Member of the Idaho Senate from the 9th district
- Incumbent
- Assumed office July 18, 2024
- Preceded by: Abby Lee

Personal details
- Party: Republican
- Spouse: Rakel Shippy
- Children: 3
- Website: www.shippyforidaho.com

= Brandon Shippy =

American politician

Brandon Shippy is an American politician and businessman who is currently serving as a Republican member of the Idaho Senate, representing the 9th district. He was appointed by Governor Brad Little to represent the seat on July 18, 2024, after incumbent Abby Lee resigned.
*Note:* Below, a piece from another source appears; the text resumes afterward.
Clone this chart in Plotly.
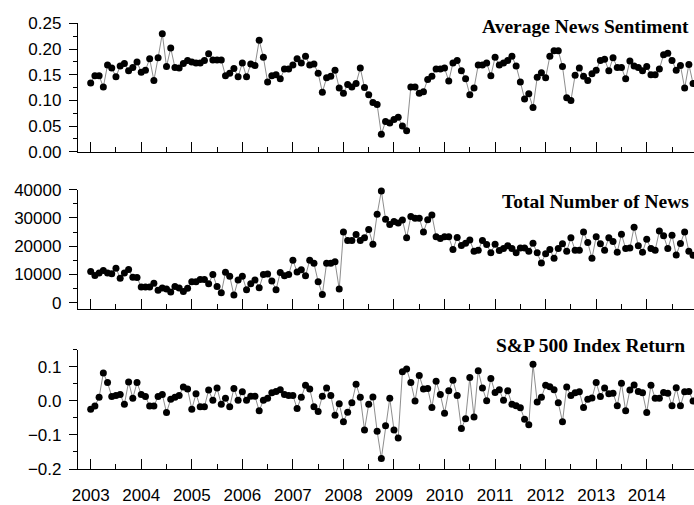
import plotly.graph_objects as go
from plotly.subplots import make_subplots

start_year = 2003
n_months = 144
months = [start_year + i / 12 for i in range(n_months)]

sentiment = [
    0.134, 0.148, 0.148, 0.126, 0.169, 0.163, 0.146, 0.167, 0.172, 0.158, 0.164, 0.175,
    0.155, 0.159, 0.181, 0.139, 0.183, 0.230, 0.166, 0.202, 0.164, 0.163, 0.172, 0.178,
    0.175, 0.173, 0.173, 0.178, 0.191, 0.179, 0.179, 0.179, 0.148, 0.153, 0.162, 0.146,
    0.173, 0.146, 0.171, 0.168, 0.217, 0.184, 0.136, 0.148, 0.150, 0.142, 0.161, 0.161,
    0.169, 0.181, 0.173, 0.186, 0.169, 0.171, 0.153, 0.116, 0.144, 0.147, 0.159, 0.124,
    0.114, 0.131, 0.126, 0.133, 0.163, 0.125, 0.111, 0.096, 0.092, 0.034, 0.059, 0.056,
    0.063, 0.067, 0.050, 0.041, 0.126, 0.126, 0.114, 0.117, 0.141, 0.147, 0.161, 0.161,
    0.163, 0.138, 0.173, 0.178, 0.158, 0.142, 0.111, 0.124, 0.169, 0.169, 0.173, 0.148,
    0.184, 0.169, 0.173, 0.178, 0.186, 0.167, 0.136, 0.103, 0.113, 0.086, 0.145, 0.154,
    0.144, 0.186, 0.197, 0.197, 0.166, 0.105, 0.100, 0.149, 0.163, 0.147, 0.139, 0.152,
    0.159, 0.178, 0.180, 0.158, 0.183, 0.164, 0.164, 0.142, 0.177, 0.167, 0.164, 0.158,
    0.166, 0.150, 0.150, 0.161, 0.189, 0.192, 0.178, 0.159, 0.168, 0.124, 0.170, 0.133,
]

news_count = [
    11100, 9630, 10540, 11440, 10540, 10310, 12240, 8720, 10540, 11780, 9060, 8950,
    5550, 5550, 5550, 6910, 4420, 5210, 4870, 3850, 5780, 5210, 3970, 5100,
    7480, 7480, 8270, 8270, 6690, 9970, 5780, 3510, 10760, 9400, 2720, 8040,
    9400, 4650, 6690, 8040, 5330, 9970, 10200, 7700, 4650, 10700, 9520, 9970,
    15070, 10880, 11670, 9520, 15070, 13940, 7480, 2950, 13940, 13940, 14500, 4870,
    25040, 21980, 21980, 24130, 21980, 23000, 25950, 20730, 31270, 39540, 29570, 27640,
    28780, 28210, 29230, 23000, 30480, 29910, 29910, 25040, 29340, 31040, 23340, 22770,
    23340, 23340, 18810, 23110, 20280, 21070, 22210, 18240, 18580, 21980, 20620, 17680,
    20730, 18470, 19150, 20170, 19150, 17680, 19380, 19380, 18240, 21070, 17680, 14050,
    17340, 18810, 15750, 19150, 20850, 18240, 23000, 18580, 18580, 25040, 21300, 15750,
    23340, 20850, 18580, 23000, 21640, 17900, 24250, 19150, 19380, 26740, 20170, 17900,
    22430, 19150, 18580, 25380, 23680, 19150, 23910, 16880, 20960, 25040, 18240, 16770,
]

sp500_return = [
    -0.024, -0.015, 0.011, 0.082, 0.054, 0.013, 0.016, 0.019, -0.010, 0.056, 0.008, 0.054,
    0.019, 0.013, -0.015, -0.015, 0.013, 0.019, -0.034, 0.005, 0.011, 0.016, 0.041, 0.035,
    -0.024, 0.021, -0.017, -0.017, 0.032, 0.002, 0.038, -0.010, 0.008, -0.017, 0.037, 0.002,
    0.027, 0.002, 0.014, 0.014, -0.029, 0.002, 0.008, 0.024, 0.028, 0.033, 0.019, 0.016,
    0.016, -0.022, 0.011, 0.046, 0.035, -0.017, -0.031, 0.014, 0.038, 0.016, -0.042, -0.008,
    -0.061, -0.033, -0.005, 0.049, 0.011, -0.085, -0.010, 0.012, -0.089, -0.169, -0.073, 0.008,
    -0.085, -0.109, 0.086, 0.094, 0.054, 0.000, 0.075, 0.035, 0.037, -0.019, 0.058, 0.019,
    -0.036, 0.030, 0.061, 0.016, -0.081, -0.052, 0.069, -0.047, 0.089, 0.038, 0.001, 0.066,
    0.025, 0.033, 0.002, 0.030, -0.010, -0.014, -0.020, -0.054, -0.070, 0.108, -0.003, 0.011,
    0.046, 0.042, 0.033, -0.005, -0.061, 0.041, 0.016, 0.024, 0.027, -0.019, 0.005, 0.009,
    0.054, 0.013, 0.038, 0.021, 0.023, -0.014, 0.052, -0.029, 0.032, 0.047, 0.028, 0.024,
    -0.034, 0.046, 0.008, 0.008, 0.025, 0.023, -0.014, 0.039, -0.014, 0.027, 0.028, 0.000,
]

panel_titles = ["Average News Sentiment", "Total Number of News", "S&P 500 Index Return"]
year_ticks = list(range(2003, 2015))

fig = make_subplots(rows=3, cols=1, shared_xaxes=False)

series = [sentiment, news_count, sp500_return]
for r, vals in enumerate(series, start=1):
    fig.add_trace(
        go.Scatter(
            x=months, y=vals, mode="lines+markers",
            line=dict(color="#707070", width=0.8),
            marker=dict(color="black", size=7, line=dict(width=0)),
            cliponaxis=False, showlegend=False,
        ),
        row=r, col=1,
    )

tick_font = dict(family="Liberation Sans, Arial, sans-serif", size=17, color="black")

x_common = dict(
    range=[2002.749, 2014.935], tickmode="array", tickvals=year_ticks,
    ticktext=[str(y) for y in year_ticks],
    ticks="inside", ticklen=10, tickwidth=1.2, tickcolor="black",
    minor=dict(tickvals=[y + 0.5 for y in range(2002, 2015)], ticks="inside",
               ticklen=5, tickwidth=1.2, tickcolor="black"),
    showline=True, linecolor="black", linewidth=1.3, showgrid=False, zeroline=False,
    tickfont=tick_font,
)
y_common = dict(
    ticks="outside", ticklen=8, tickwidth=1.2, tickcolor="black",
    showline=True, linecolor="black", linewidth=1.3, showgrid=False, zeroline=False,
    tickfont=tick_font, ticklabelstandoff=4,
)

domains = [[0.6897, 0.9686], [0.3479, 0.6073], [0.0, 0.2588]]

fig.update_xaxes(**x_common)
fig.update_xaxes(showticklabels=False, row=1, col=1)
fig.update_xaxes(showticklabels=False, row=2, col=1)
fig.update_xaxes(ticklabelstandoff=10, row=3, col=1)
fig.update_yaxes(**y_common)

fig.update_yaxes(domain=domains[0], range=[0, 0.25], tickmode="linear", tick0=0, dtick=0.05,
                 tickformat=".2f",
                 minor=dict(dtick=0.025, tick0=0, ticks="outside", ticklen=4, tickwidth=1.2,
                            tickcolor="black"),
                 row=1, col=1)
fig.update_yaxes(domain=domains[1], range=[-2180, 40000], tickmode="linear", tick0=0,
                 dtick=10000, tickformat="d",
                 minor=dict(dtick=5000, tick0=0, ticks="outside", ticklen=4, tickwidth=1.2,
                            tickcolor="black"),
                 row=2, col=1)
fig.update_yaxes(domain=domains[2], range=[-0.2, 0.15], tickmode="linear", tick0=-0.2,
                 dtick=0.1, tickformat=".1f",
                 minor=dict(dtick=0.05, tick0=-0.2, ticks="outside", ticklen=4, tickwidth=1.2,
                            tickcolor="black"),
                 row=3, col=1)

title_y = [0.9623, 0.5816, 0.2678]
title_x = [0.9946, 0.9946, 0.989]
for t, ty, tx in zip(panel_titles, title_y, title_x):
    fig.add_annotation(
        text="<b>%s</b>" % t, xref="paper", yref="paper", x=tx, y=ty,
        xanchor="right", yanchor="middle", showarrow=False,
        font=dict(family="Liberation Serif, Times New Roman, serif", size=19.5, color="black"),
    )

fig.update_layout(
    width=694, height=505,
    margin=dict(l=78, r=0, t=0, b=27),
    plot_bgcolor="white", paper_bgcolor="white",
)

fig.write_html(
    "out.html",
    config={"displayModeBar": False},
    post_script="document.body.style.margin='0';document.body.style.padding='0';"
                "document.body.style.overflow='hidden';",
)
== Personal life and career ==
Shippy was raised in New Plymouth and Fruitland. He is married and has three children. He owns a sprinkler company in New Plymouth.

== Political views ==
=== Abortion ===
Shippy proposed the Idaho Prenatal Equal Protection Act in February 2025 to further criminalize abortion and charge mothers who seek abortions with homicide, except in cases to protect the life of the mother. The bill would remove exemptions from the law regarding rape and incest.

=== Marijuana ===
Shippy supported a bill in February 2025 that added a $300 fine to any charge of misdemeanor marijuana possession.

=== Vaccines ===
Shippy proposed Senate Bill 1036, which would have banned gene therapy and mRNA vaccines until July 2035.